Christians may disagree with culture at large, but we are loving, not hateful.
Christians are generous.
Christians are empathetic.
Christians also understand we are not perfect. That’s the whole point of Christianity – we admit our flaws, we make mistakes. We seek forgiveness.
These are the kinds of stories the media should be pursuing as well as the ONE guy who has a horrible sign in his window. But they don’t have a balanced view – instead, the media goes to great lengths to find an extreme outlier and make them the standard bearer.
That outlier is then run it into the ground, and, before long, it is known fact that Christians everywhere are putting signs in the windows of their businesses to refusing to serve gays.
A very similar pattern unfolded with the Westboro Baptist Church.
The media constantly reported on them and made them a household name (still does), yet they are literally just one crazy family posing as a “church” in a community. Again, no Christian I am aware of ever has supported anything even remotely close to what they were doing, these actions are not what Christian churches preach on a weekly basis, they contradict what the Bible teachers —yet there was the media, dutifully calling them out for their hateful “Christian” beliefs.
Another example: After then Governor Mike Pence’s “controversial” RFRA law passed in Indiana, there was a similar palpable panic. Many expressed their fear of the coming wave of discrimination in Indiana. Since a big wave of persecution was expected, they went out looking for it. When nothing happened they had to look a little hard. When STILL nothing happened, a local news station was forced to drive almost an hour outside of the city to find a small, rural pizza shop that openly expressed their Christian faith. The reporter then asked them a hypothetical question: ‘if you were asked by a gay couple to cater their wedding, would you?’
The Christian hesitated and the bizarre idea, the lights and camera jammed in her face, and said “probably not.”
It’s not even real!
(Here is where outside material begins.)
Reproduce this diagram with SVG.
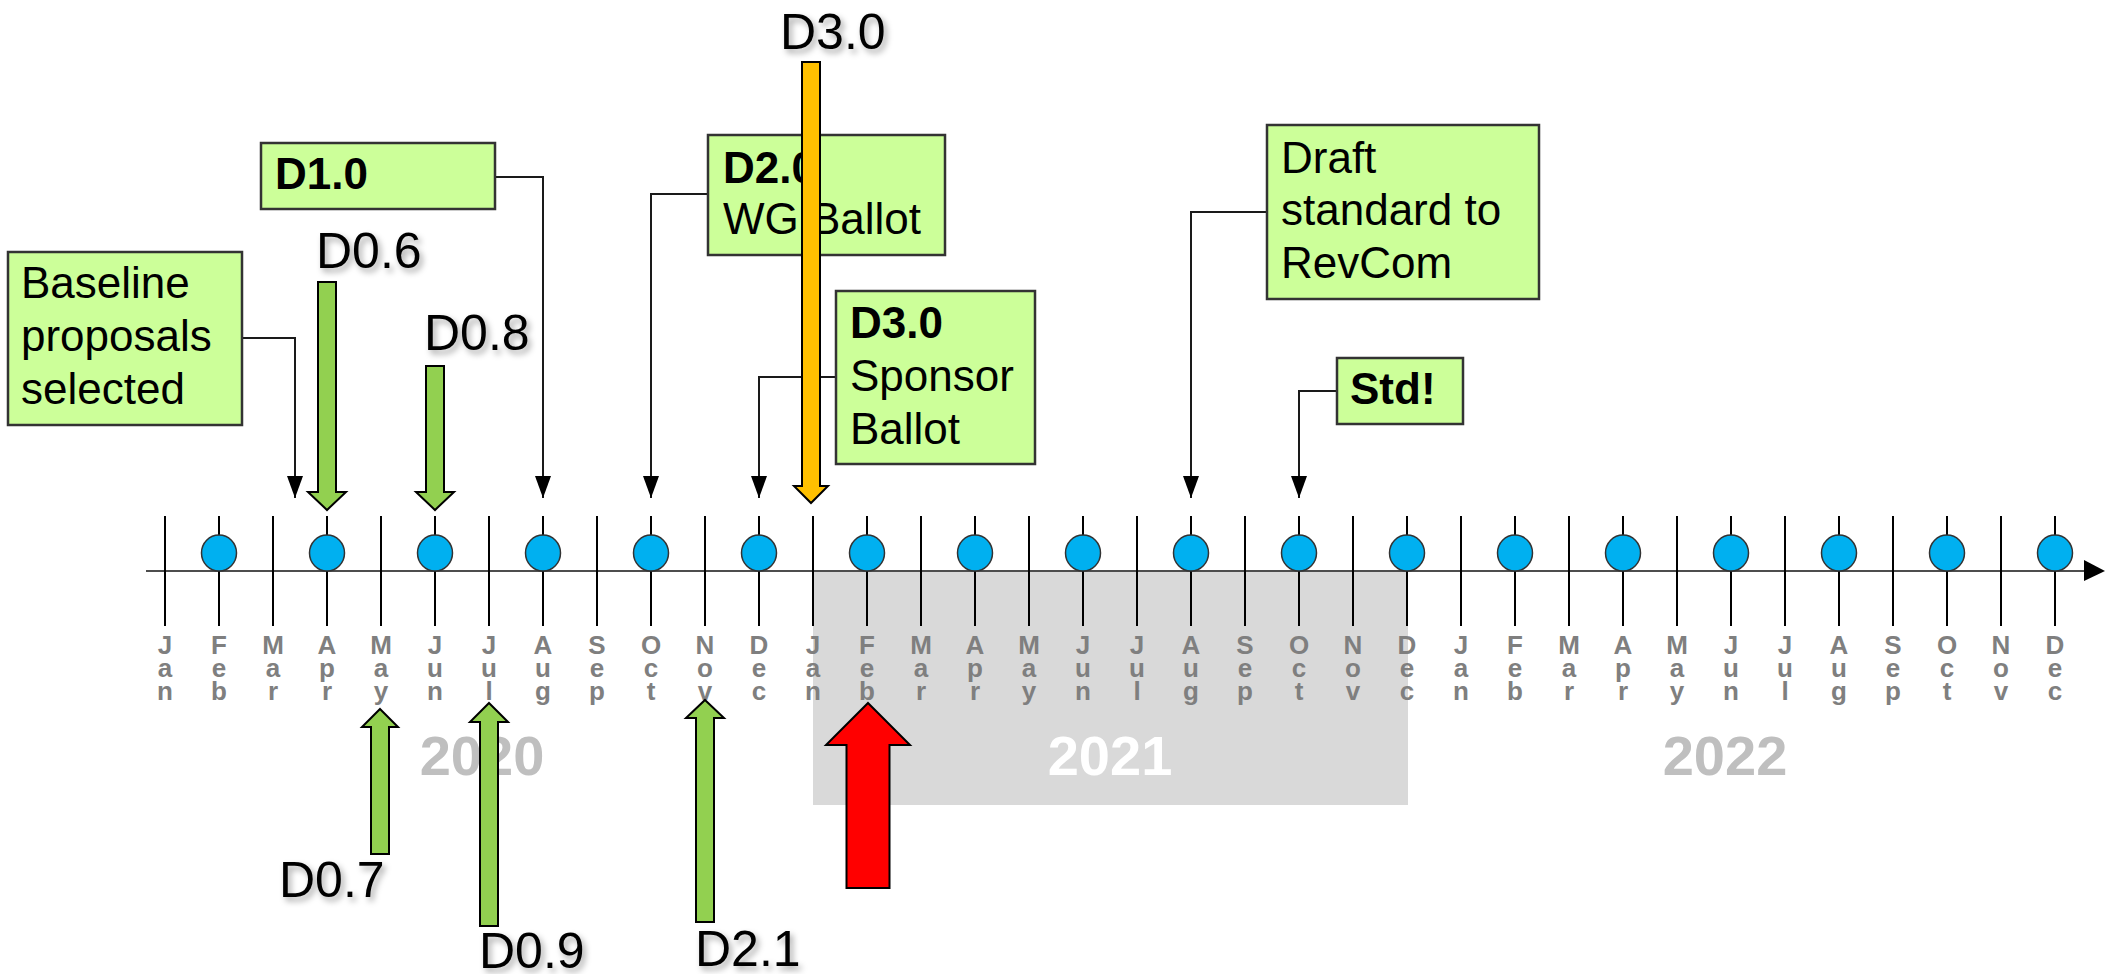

It’s a hypothetical scenario — and a very unlikely hypothetical scenario at that. How many people cater their wedding with pizza?
This hypothetical scenario immediately turned into the “proof” that Pence’s laws would cause extreme persecution for gay people. What happened next was a flood of hatred came pouring into Memories Pizza’s Yelp page and a record 7,000+ bogus reviews had to be deleted. A GoFundMe campaign was launched to help the shop, raising a substantial amount of money.
All of these examples provided by the media have some common themese:
*The media seeks to validate a preconceived negative view of Christians
*They are absurdly anecdotal or hypothetical
*They examples found are never representative of actual, mainstream Christians and bear little to no resemblance to reality
The danger with social media today, especially one controlled by two major conglomerates with a very one-sided worldview, is that many people just scan the headlines in their feeds and that’s where it ends. No discernment is used to judge the stories, the sources, and what actually is going on.
And those headlines and narratives do nothing but paint Christians in a generally negative light. Christians have to be aware of this fact, look for stories and articles that don’t prop up this false narrative, and do our part to demonstrate that while we may disagree on things such as gay marriage, abortion, and more – we can still get along at the end of the day.
Seek out media, journalists, commentators, and others who understand this dynamic. Support voices who understand it is possible to love someone and disagree with them.
If we don’t, the media will continue to find ways to paint their severely distorted picture of Christianity, and it will only become harder and harder to openly express our views and practice our faith.